Maine’s rivers are the only ones left in the US where Atlantic salmon can return to spawn, and the most productive of these rivers is having one of its most productive years.
After the removal of the Bangor Great Works Dam on the Penobcot River, ocean-going/river-spawning fish began to return in large numbers.
As of late July, an estimated 1,489 salmon have passed by a fish lift at a place called Milford, the most that have been counted since 2012 when the dam was removed.
“We are up to 1,455 salmon. It’s been a good year thus far,” Jason Valliere, marine resource scientist for the Maine Department of Marine Resources told the Bangor Daily News. “Let’s hope they keep coming and we see another good push this fall.”
Maine is the only remaining state in the union where wild Atlantic salmon run up river, but fishing for them is prohibited.
It’s thought that higher-than-normal spring and summer rains swelled rivers to greater masses and kept them cooler, which led to greater numbers of cold-water fish returning to spawn.
Other taxa that run up the Penobcot are alewives and blueback river herring, of which 5,490,195 had run up the Milford lift by July 22, shattering by more than double the year-to-date record for the period up to the 22nd.
Maine’s Department of Marine Resources writes that alewives are important to the ecology of freshwater environments in the state because they provide an alternative prey item for osprey, eagles, great blue heron, loons, and other fish-eating birds at the same time juvenile Atlantic salmon are migrating downriver.

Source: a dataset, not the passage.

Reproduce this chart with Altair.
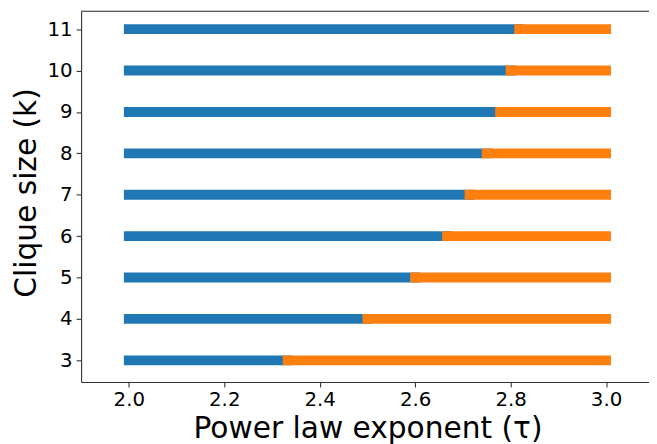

Alewives provide cover for upstream migrating adult salmon that may be preyed on by eagles or osprey, and for young salmon in the estuaries and open ocean that might be captured by seals.
Across the United States, 69 river dams were removed from American rivers in 2020, opening up 624 miles of waterways to flow freely and helping connect populations of salmon species like Chinook, coho, and pink, as well as steelhead, cutthroat, and bull trout, Bartram’s bass, greater redhorse, longnose dace, and northern brook lamprey—the latter three of which are threatened or endangered in the U.S.
In most cases, dams were built long ago to fortify industry, or to supply fresh water and irrigation. As technology and population densities have changed over the decades, a surprising amount of dams are powering or assisting nothing, and instead act as irrelevant tax leeches.